I had seen a minimalistic production of the play when Sundar had just written it, and it was a very satisfying play even then. But the full-bodied production directed by Prakash Belwadi was a heady pleasure. I have mentioned about the well-designed sets. The music was appropriate. The action on stage, especially involving the women as they talk while taking wet clothes from a bucket, laying them on a clothesline to dry, was choreographed with imagination. But what made the production soar more than anything else was the performances. Everyone was good. But Sal Yusuf’s classy performance as Hardy was cut above the rest. It was a tough ask- he was playing the chraccter in his youth and as a very old man with white hair and a stoop, he was portraying a white man, and he was using an accent which he had to hold. Siri Ravikumar as Jankai had the audience in splits and shew as obviously playing to the gallery. But I did not complain, because I do go to the theatre to get amused and she WAS very good. Nakul Bhalla as Ramnujam started out a little unsure but slowly came unto his own, taking us into his inspired but tortured existence. Divya Raghuram as Kamla had a brief role but she touched our hearts too.
How much do I know of Ramanujam’s mathematics? Not much really. (Except for the little incident at the hospital where Hardy says the taxi he took to come had a number of 1029 and Ramaujam exclaimed that it was the smallest number that could be expressed as two different set of sums of two perfect cubes : 10 cube plus 9 cube and 12 cube plus 1 cube. I cannot even begin to imagine how anyone can think of such a thing and how in the world one goes about proving such a thing – and I was the winner of the National Science Talent Scholarship in Maths! ) Did the play made us any wiser on Ramanujan’s mathematics? Or Hardy’s? Not one bit. Thankfully, it did not try. What does a play talk about when it talks about two mathematicians? Anything but mathematics, would be my answer. That’s not the domain of theatre. The significant achievement of the play was in so totally humanizing these two famous characters from history and making us connect with them as human beings.
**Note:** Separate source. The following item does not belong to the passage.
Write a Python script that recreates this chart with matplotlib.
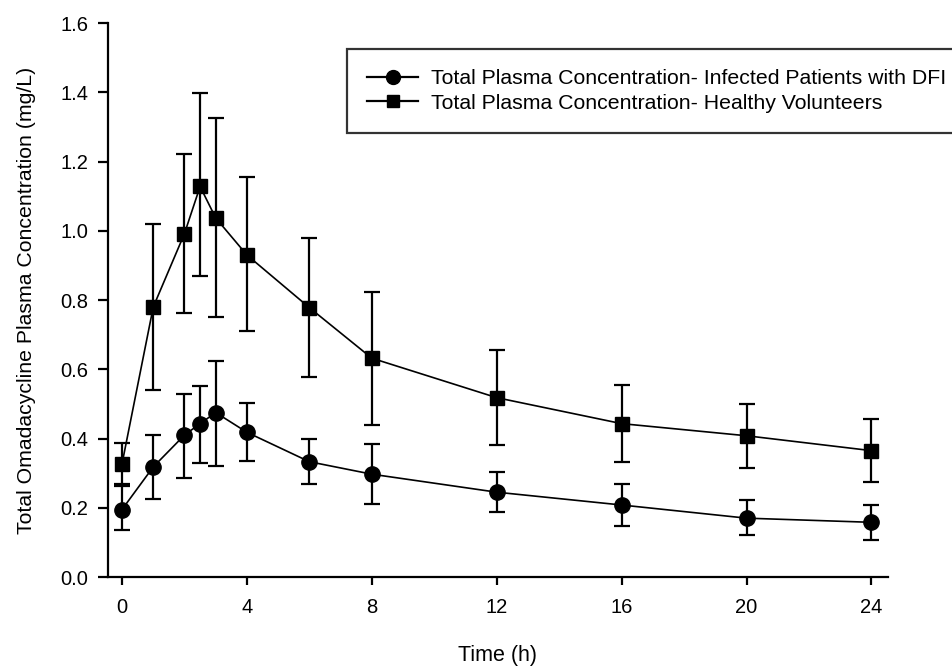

Hardy said, “ I will say to myself when I am depressed, and find myself forced to listen to pompous and tiresome people, ‘ Well, I have done the one thing you could never have done, and that is to have collaborated with both Littlewood and Ramanujan on something like equal terms.’ Elsewhere, he called his collaboration with Ramanujan, ‘the only truly romantic incident in my life’.
And the play captures this magnificent romance with subtlety, humour and a full palette of human emotions. I was grateful for the art form of theater once again after a long time.